The push to legalize marijuana for adult use was included in Governor Andrew Cuomo's $175 billion budget. Cuomo wants to use some of the revenue generated in taxes by marijuana sales to study the health effects. But Liebman says there should be a review now on how marijuana can especially impact those under the age of 26.

"That is going to have an impact on your brain and we have to study that and we have to look at that. It's a big concern to us," Liebman said.

Liebman wants warning labels included on recreational marijuana sold in New York. And he wants to use a mental health program already in schools to educate kids.

"Let's utilize that mechanism to include education about marijuana in there as well, because there are consequences," Liebman said.

Adult use marijuana legalization is all the more likely in New York now that Democrats control both chambers of the Legislature. But Assembly Speaker Carl Heastie says the negotiations could stretch past the budget, due to pass at the end of March.

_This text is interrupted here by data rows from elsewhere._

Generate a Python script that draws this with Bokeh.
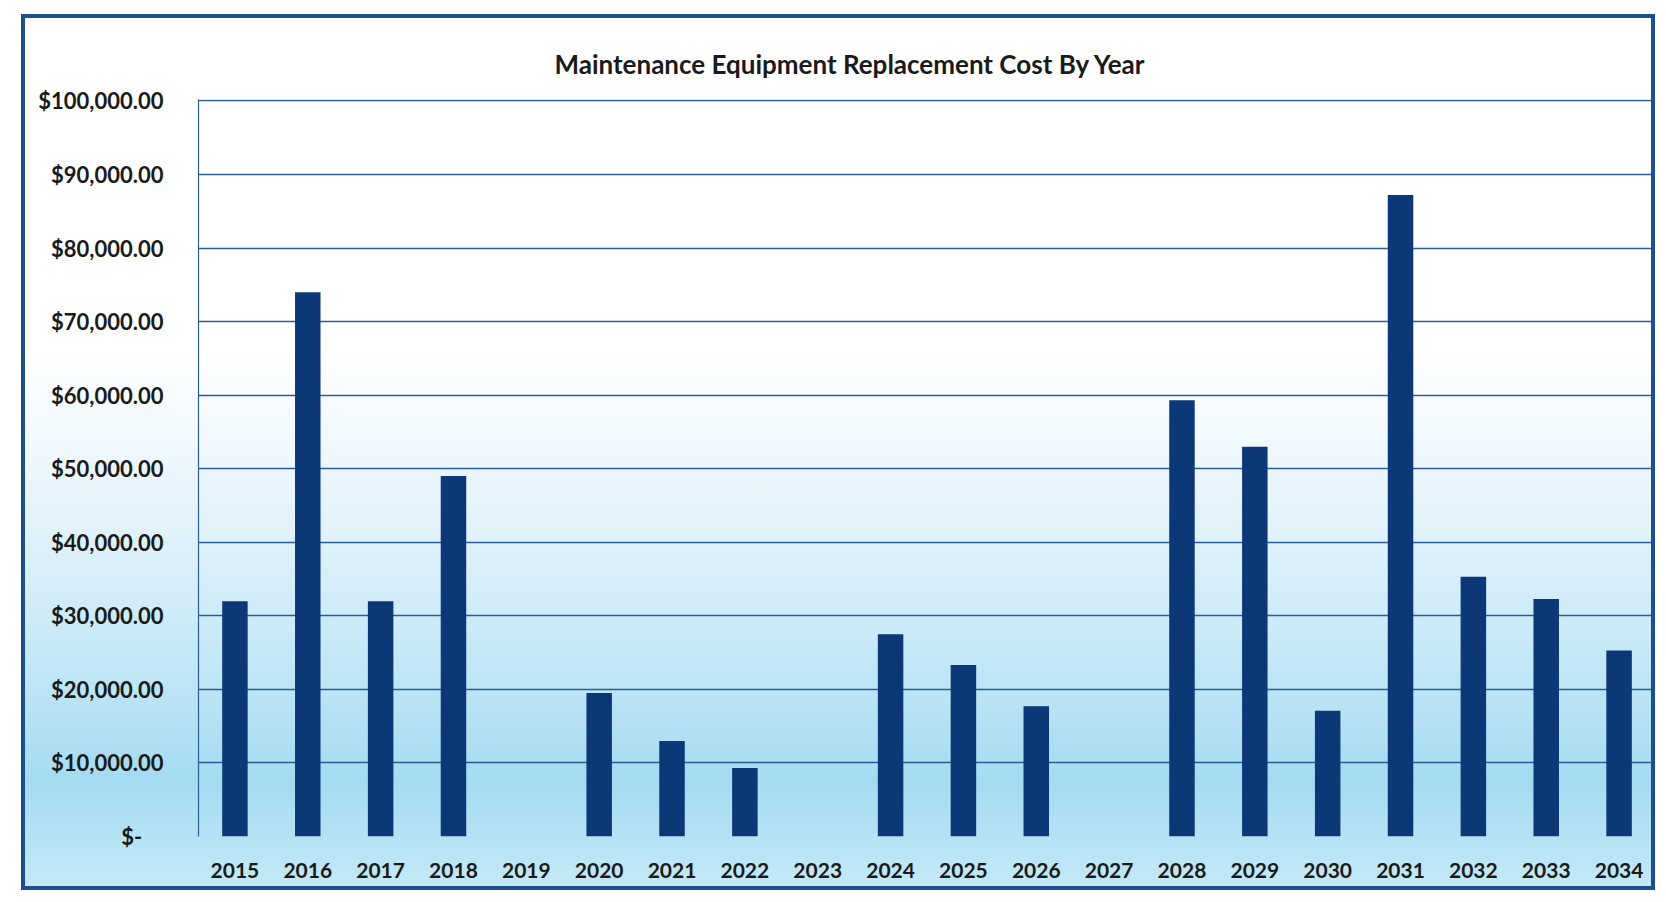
from bokeh.plotting import figure
from bokeh.models import LinearAxis, CustomJSTickFormatter, Range1d, FixedTicker
from bokeh.embed import file_html
from bokeh.resources import INLINE

years = [str(y) for y in range(2015, 2035)]
costs = [32000, 74000, 32000, 49000, 0, 19500, 13000, 9300, 0, 27500,
         23300, 17700, 0, 59300, 53000, 17100, 87200, 35300, 32300, 25300]
title_text = "Maintenance Equipment Replacement Cost By Year"
y_ticks = list(range(0, 100001, 10000))

FONT = "Lato"

p = figure(x_range=years, y_range=Range1d(0, 100200), width=1634, height=876,
           output_backend="svg", toolbar_location=None,
           min_border_left=173, min_border_right=4, min_border_top=81, min_border_bottom=58)

p.styles = {
    "background": "linear-gradient(to bottom, #ffffff 0%, #ffffff 38%, #e3f3fb 58%, #bfe6f6 76%, #a4dbf1 88%, #c4e9f7 100%)",
    "border": "4px solid #1d4f8e",
    "box-sizing": "border-box",
    "margin-left": "21px",
    "margin-top": "14px",
}
p.background_fill_color = None
p.border_fill_color = None
p.outline_line_color = None

p.vbar(x=years, top=costs, width=0.35, fill_color="#0d3877", line_color=None)

p.title.text = title_text
p.title.text_font = FONT
p.title.text_font_style = "bold"
p.title.text_font_size = "26px"
p.title.text_color = "#1a1a1a"
p.title.align = "left"
p.title.offset = 356
p.title.standoff = 40

p.ygrid.ticker = FixedTicker(ticks=y_ticks)
p.ygrid.grid_line_color = "#2b5d96"
p.ygrid.grid_line_width = 1.6
p.xgrid.grid_line_color = None

p.yaxis.ticker = FixedTicker(ticks=y_ticks)
p.yaxis.formatter = CustomJSTickFormatter(code="""
if (tick == 0) { return "$-    "; }
return "$" + tick.toLocaleString("en-US", {minimumFractionDigits: 2, maximumFractionDigits: 2});
""")
p.yaxis.major_label_text_font = FONT
p.yaxis.major_label_text_font_style = "bold"
p.yaxis.major_label_text_font_size = "22px"
p.yaxis.major_label_text_color = "#1a1a1a"
p.yaxis.major_label_standoff = 29
p.yaxis.axis_line_color = "#2b5d96"
p.yaxis.axis_line_width = 1.2
p.yaxis.major_tick_line_color = None
p.yaxis.minor_tick_line_color = None

p.xaxis.major_label_text_font = FONT
p.xaxis.major_label_text_font_style = "bold"
p.xaxis.major_label_text_font_size = "21px"
p.xaxis.major_label_text_color = "#1a1a1a"
p.xaxis.major_label_standoff = 20
p.xaxis.axis_line_color = None
p.xaxis.major_tick_line_color = None
p.xaxis.minor_tick_line_color = None

right = LinearAxis(major_label_text_font_size="0px", major_tick_line_color=None,
                   minor_tick_line_color=None, axis_line_color="#2b5d96", axis_line_width=1.2)
right.ticker = FixedTicker(ticks=[])
p.add_layout(right, "right")

open("out.html", "w").write(file_html(p, INLINE))
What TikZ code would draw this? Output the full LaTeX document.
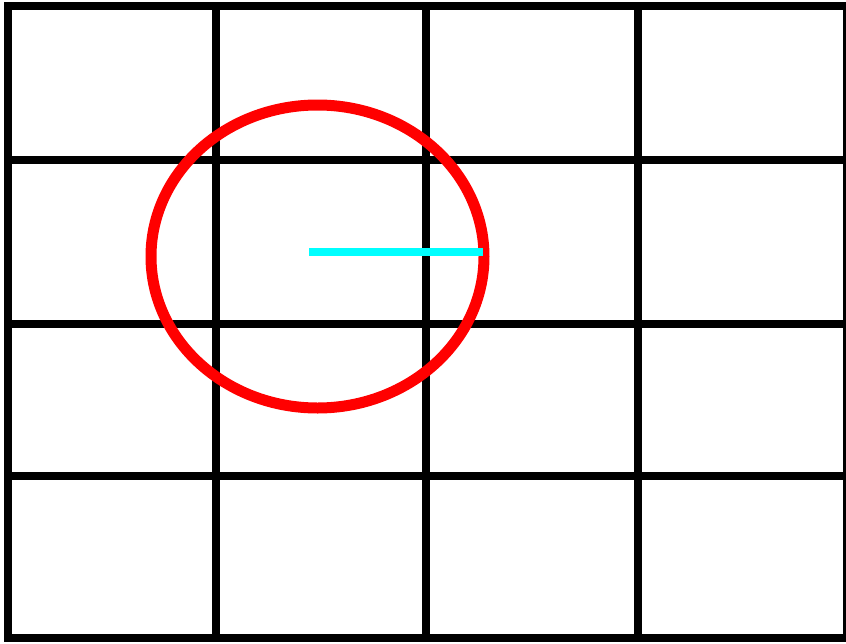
\documentclass[tikz,border=0pt]{standalone}
\usepackage{tikz}
\definecolor{ringred}{RGB}{255,0,0}
\definecolor{aquacyan}{RGB}{0,255,255}

\begin{document}
\begin{tikzpicture}[
        x=0.02cm, y=-0.02cm,
        gridline/.style={line width=0.16cm, black},
        ring/.style={line width=0.22cm, ringred},
        radius line/.style={line width=0.16cm, aquacyan}
    ]
        \useasboundingbox (0,0) rectangle (846,643);

        % grid
        \draw[gridline] (8,6) rectangle (847,638);
        \foreach \gx in {216,426,638}
            \draw[gridline] (\gx,6) -- (\gx,638);
        \foreach \gy in {160,324,476}
            \draw[gridline] (8,\gy) -- (847,\gy);

        % circle and radius
        \coordinate (centre) at (317.5,256.5);
        \draw[ring] (centre) ellipse [x radius=166.5, y radius=151.5];
        \coordinate (rstart) at (309,252);
        \coordinate (rend) at (483,252);
        \draw[radius line] (rstart) -- (rend);
    \end{tikzpicture}
\end{document}
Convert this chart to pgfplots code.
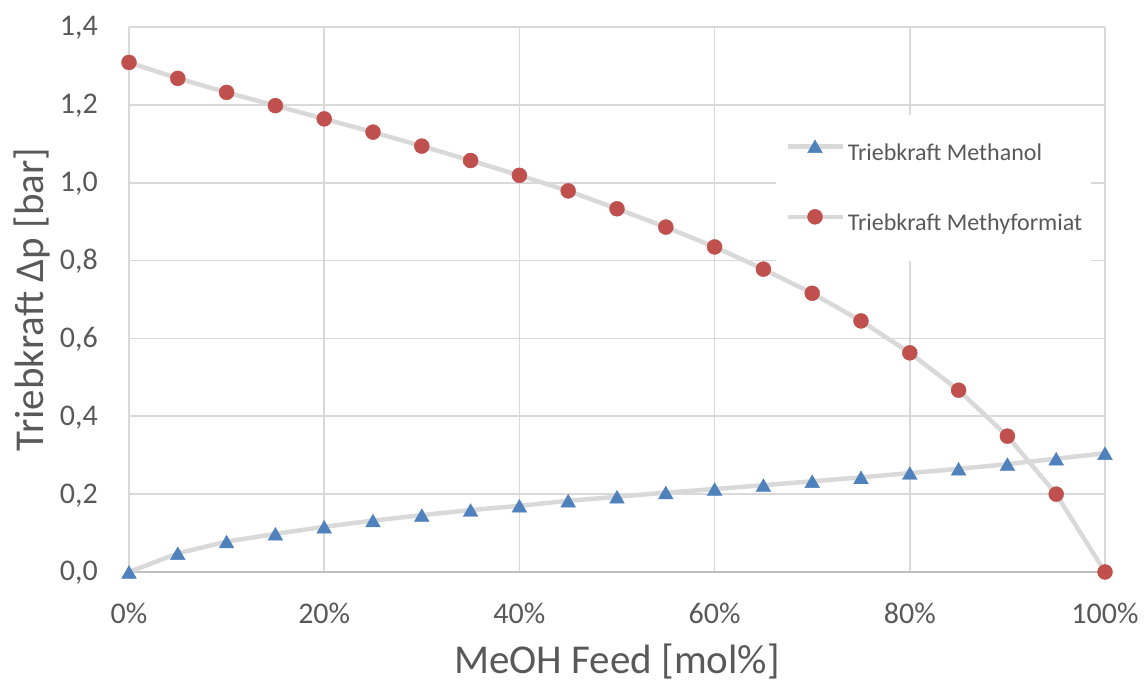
\documentclass[border=0pt]{standalone}
\usepackage{pgfplots}
\pgfplotsset{compat=1.18}
\usepackage{fontspec}
\setmainfont{Carlito}
\definecolor{txt}{HTML}{595959}
\definecolor{gridc}{HTML}{D9D9D9}
\definecolor{axc}{HTML}{BFBFBF}
\definecolor{mred}{HTML}{C0504D}
\definecolor{mblue}{HTML}{4F81BD}

% Triebkraft (bar) over MeOH feed (mol%)
\pgfplotstableread{
x   y
0   0.000
5   0.048
10  0.078
15  0.098
20  0.116
25  0.132
30  0.146
35  0.159
40  0.170
45  0.183
50  0.193
55  0.204
60  0.213
65  0.223
70  0.233
75  0.243
80  0.254
85  0.265
90  0.277
95  0.291
100 0.305
}\methanol
\pgfplotstableread{
x   y
0   1.309
5   1.268
10  1.232
15  1.198
20  1.164
25  1.130
30  1.094
35  1.057
40  1.019
45  0.979
50  0.933
55  0.886
60  0.835
65  0.778
70  0.716
75  0.645
80  0.563
85  0.467
90  0.349
95  0.200
100 0.000
}\methylformiat

\begin{document}
\begin{tikzpicture}
\useasboundingbox (0,0) rectangle (1144pt,683pt);
\begin{axis}[
  at={(129pt,111pt)}, anchor=south west,
  scale only axis, width=976pt, height=545pt,
  xmin=0, xmax=100, ymin=0, ymax=1.4,
  xtick={0,20,40,60,80,100},
  ytick={0,0.2,0.4,0.6,0.8,1.0,1.2,1.4},
  clip=false,
  axis line style={draw=none},
  major tick length=0pt,
  grid=major,
  major grid style={gridc, line width=1.7pt},
  extra y ticks={0}, extra y tick labels={},
  extra y tick style={major grid style={axc, line width=1.9pt}},
  /pgf/number format/assume math mode=true,
  tick label style={font=\fontsize{30}{36}\selectfont, text=txt, inner sep=0pt},
  yticklabel style={anchor=base east, xshift=-31pt, yshift=-9pt,
    /pgf/number format/.cd, use comma, fixed, fixed zerofill, precision=1},
  xticklabel={\pgfmathprintnumber[fixed,precision=0]{\tick}\%},
  xticklabel style={anchor=base, yshift=-51pt},
  label style={font=\fontsize{41}{48}\selectfont, text=txt, inner sep=0pt},
  xlabel={MeOH Feed [mol\%]},
  xlabel style={at={(axis description cs:0.5,0)}, anchor=base, yshift=-101pt},
  ylabel={Triebkraft Δp [bar]},
  % the label is rotated, so its own y direction points to the left
  ylabel style={at={(axis description cs:0,0.5)}, anchor=south, yshift=79pt},
  legend style={at={(axis description cs:0.663,0.839)}, anchor=north west,
    draw=none, fill=white, inner xsep=9pt, inner ysep=25pt,
    row sep=44pt, column sep=3pt,
    font=\fontsize{24}{28}\selectfont, text=txt,
    nodes={inner sep=0pt, text height=17pt, text depth=5pt}},
  legend cell align=left,
  legend image code/.code={%
    \draw[mark repeat=2, mark phase=2]
      plot coordinates {(0pt,8pt) (27.5pt,8pt) (55pt,8pt)};},
]
\addplot[color=gridc, line width=4.5pt, mark=triangle*, mark size=8.5pt,
  mark options={fill=mblue, draw=mblue, line width=0.4pt, yshift=-2.1pt}]
  table[x=x, y=y] {\methanol};
\addlegendentry{Triebkraft Methanol}
\addplot[color=gridc, line width=4.5pt, mark=*, mark size=7.5pt,
  mark options={fill=mred, draw=mred, line width=0.4pt}]
  table[x=x, y=y] {\methylformiat};
\addlegendentry{Triebkraft Methyformiat}
\end{axis}
\end{tikzpicture}
\end{document}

"I don't know if six weeks is enough time to get it done. if it can happen, great. But we'll deal with it when we can," Heastie said.

Related to marijuana legalization are criminal justice reforms that could expunge the records of low-level drug offenders. And lawmakers want to ensure retail marijuana licenses are directed to those impacted by current drug laws.

"More than getting things done quickly, it's better to get things done correctly," Heastie said. 

The legislative session runs through the end of June.